No Caps, Just Coins
If you're building a new blockchain system, might as well fund it using digital currency generated by other blockchains. That's what Tezos did when it decided to launch an Initial Coin Offering (ICO) back on July 1 for its new decentralized blockchain. Now, after 13 days of crypto asset crowdsale, the Tezos ICO generated more than $230 million worth of bitcoin (BTC) and ether (ETH) coins, making it the largest ICO to date.
The Tezos ICO closed with 65,627 BTC (with current prices hovering around $155-6 million) and 361,122 ETH (about $76 million), reaching a total of $232 million. That's almost 100 million more than the previously highest Bancor ICO, which ended with about $150 million worth of ether coins. It helped that the Tezos ICO that didn't have a cap for total coins sold and was launched back when 2,000 transaction blocks were added to the Bitcoin blockchain.
Cryptocurrencies like bitcoin and ether are used to pay for miners who maintain their respective blockchains — the decentralized digital ledger of transactions that's recently found applications in not just finance, but other industries as well.
Challenging Blockchain Governance
As mentioned, Tezos is a blockchain. It wants to be different from existing blockchains, however, by refining the way these decentralized networks are governed and developed. Tezos describes its blockchain as a "self-amending" cryptoledger, i.e. it gives stakeholders the ability to decide on network-wide changes at the protocol level.
Essentially, this could eliminate the current conundrum Bitcoin finds itself in. Bitcoin miners and developers — who have opposing goals when it comes to the future of the blockchain — are in a deadlock regarding whether to accept and implement an improvement that would handle increased traffic in the network.
Tezos isn't free of critics, however: Ethereum co-founder Vitalik Buterin previously expressed his disagreement with the idea of eliminating the need for outside protocol governance.
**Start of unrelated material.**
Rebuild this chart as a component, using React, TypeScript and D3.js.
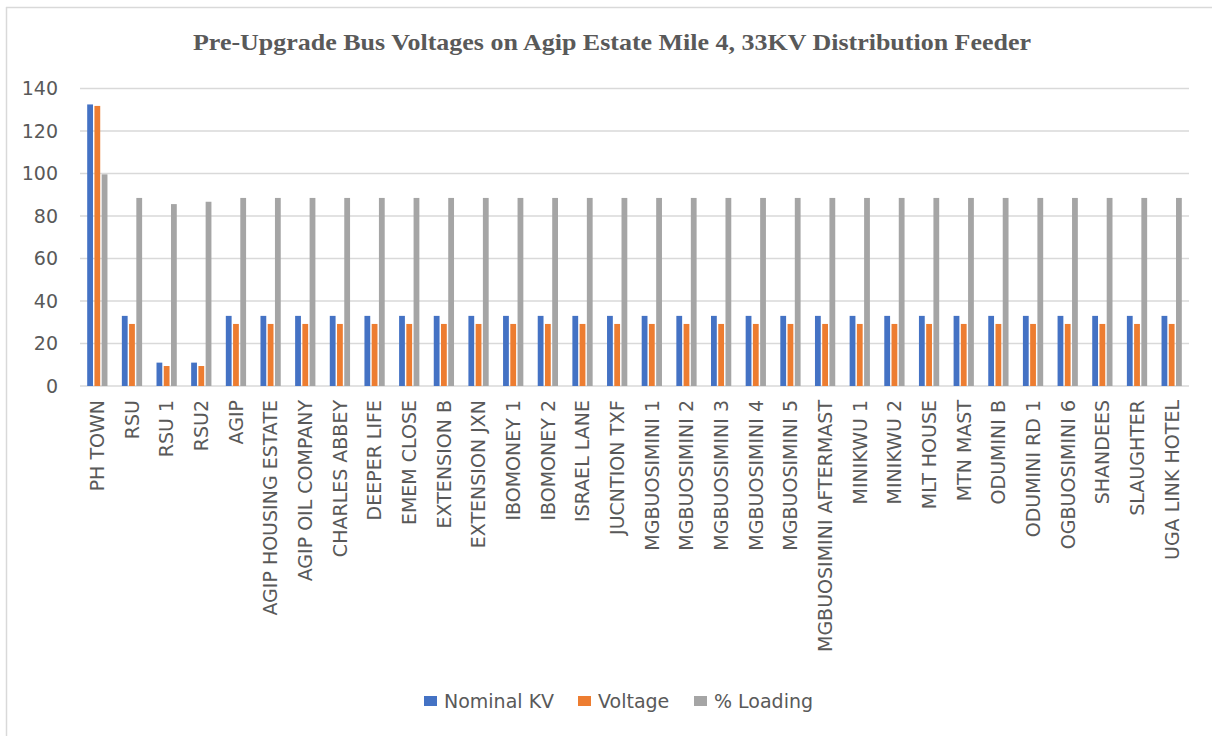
import * as d3 from 'd3';

const categories = [
  'PH TOWN', 'RSU', 'RSU 1', 'RSU2', 'AGIP', 'AGIP HOUSING ESTATE', 'AGIP OIL COMPANY',
  'CHARLES ABBEY', 'DEEPER LIFE', 'EMEM CLOSE', 'EXTENSION B', 'EXTENSION JXN',
  'IBOMONEY 1', 'IBOMONEY 2', 'ISRAEL LANE', 'JUCNTION TXF', 'MGBUOSIMINI 1',
  'MGBUOSIMINI 2', 'MGBUOSIMINI 3', 'MGBUOSIMINI 4', 'MGBUOSIMINI 5',
  'MGBUOSIMINI AFTERMAST', 'MINIKWU 1', 'MINIKWU 2', 'MLT HOUSE', 'MTN MAST',
  'ODUMINI B', 'ODUMINI RD 1', 'OGBUOSIMINI 6', 'SHANDEES', 'SLAUGHTER', 'UGA LINK HOTEL',
];

const nominalKV = [
  132.5, 33, 11, 11, 33, 33, 33, 33, 33, 33, 33, 33, 33, 33, 33, 33,
  33, 33, 33, 33, 33, 33, 33, 33, 33, 33, 33, 33, 33, 33, 33, 33,
];
const voltage = [
  131.8, 29.2, 9.4, 9.4, 29.2, 29.2, 29.2, 29.2, 29.2, 29.2, 29.2, 29.2, 29.2, 29.2, 29.2, 29.2,
  29.2, 29.2, 29.2, 29.2, 29.2, 29.2, 29.2, 29.2, 29.2, 29.2, 29.2, 29.2, 29.2, 29.2, 29.2, 29.2,
];
const loading = [
  99.6, 88.5, 85.6, 86.7, 88.5, 88.5, 88.5, 88.5, 88.5, 88.5, 88.5, 88.5, 88.5, 88.5, 88.5, 88.5,
  88.5, 88.5, 88.5, 88.5, 88.5, 88.5, 88.5, 88.5, 88.5, 88.5, 88.5, 88.5, 88.5, 88.5, 88.5, 88.5,
];

const seriesNames = ['Nominal KV', 'Voltage', '% Loading'];
const seriesColors = ['#4472C4', '#ED7D31', '#A5A5A5'];
const yTicks = [0, 20, 40, 60, 80, 100, 120, 140];
const title = 'Pre-Upgrade Bus Voltages on Agip Estate Mile 4, 33KV Distribution Feeder';

const W = 1212;
const H = 736;
const FONT = '"DejaVu Sans", sans-serif';
const TEXT = '#595959';
const GRID = '#D9D9D9';

export default function App() {
  const series = [nominalKV, voltage, loading];

  const x0 = d3.scaleBand<string>().domain(categories).range([80, 1189]).paddingInner(0.415).paddingOuter(0.2075);
  const x1 = d3.scaleBand<string>().domain(seriesNames).range([0, x0.bandwidth()]).paddingInner(0.2);
  const y = d3.scaleLinear().domain([0, 140]).range([386, 88.5]);

  // legend items laid out left to right
  const legendX = [424, 578, 694];

  return (
    <svg width={W} height={H} style={{ position: 'absolute', left: 0, top: 0, background: '#fff' }}>
      <rect x={0} y={0} width={W} height={H} fill="#fff" />
      <line x1={6} y1={7.5} x2={W} y2={7.5} stroke={GRID} strokeWidth={1.5} />
      <line x1={6.5} y1={7} x2={6.5} y2={H} stroke={GRID} strokeWidth={1.5} />

      <text
        x={W / 2 + 6}
        y={50}
        textAnchor="middle"
        fontFamily='"Liberation Serif", "Times New Roman", serif'
        fontWeight="bold"
        fontSize={24}
        fill={TEXT}
        textLength={838}
        lengthAdjust="spacingAndGlyphs"
      >
        {title}
      </text>

      {yTicks.map((t) => (
        <g key={t}>
          <line x1={80} x2={1189} y1={y(t)} y2={y(t)} stroke={GRID} strokeWidth={1.5} />
          <text x={58} y={y(t)} dy="0.36em" textAnchor="end" fontFamily={FONT} fontSize={19} fill={TEXT}>
            {t}
          </text>
        </g>
      ))}

      {categories.map((c, i) => (
        <g key={c} transform={`translate(${x0(c)},0)`}>
          {seriesNames.map((s, k) => (
            <rect
              key={s}
              x={x1(s)}
              y={y(series[k][i])}
              width={x1.bandwidth()}
              height={y(0) - y(series[k][i])}
              fill={seriesColors[k]}
            />
          ))}
        </g>
      ))}

      {categories.map((c) => {
        const cx = (x0(c) ?? 0) + x0.bandwidth() / 2;
        return (
          <text
            key={c}
            transform={`translate(${cx},400) rotate(-90)`}
            dy="0.36em"
            textAnchor="end"
            fontFamily={FONT}
            fontSize={19}
            fill={TEXT}
          >
            {c}
          </text>
        );
      })}

      {seriesNames.map((s, k) => (
        <g key={s} transform={`translate(${legendX[k]},701)`}>
          <rect x={0} y={-5} width={13} height={10} fill={seriesColors[k]} />
          <text x={20} y={0} dy="0.36em" fontFamily={FONT} fontSize={19} fill={TEXT}>
            {s}
          </text>
        </g>
      ))}
    </svg>
  );
}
Tezos, however, will offer support for smart contracts that use Proof-of-Stake (PoS) as a consensus algorithm — something that Ethereum is supposedly working on.
While regular investments are already volatile by nature, ICOs are even more so. There's no guarantee how many of these startups with ICOs will actually last. For now, though, Tezos is just enjoying the overwhelming amount of funding and support its generated.
Disclosure: Several members of the Futurism team, including the editors of this piece, are personal investors in a number of cryptocurrency markets. Their personal investment perspectives have no impact on editorial content.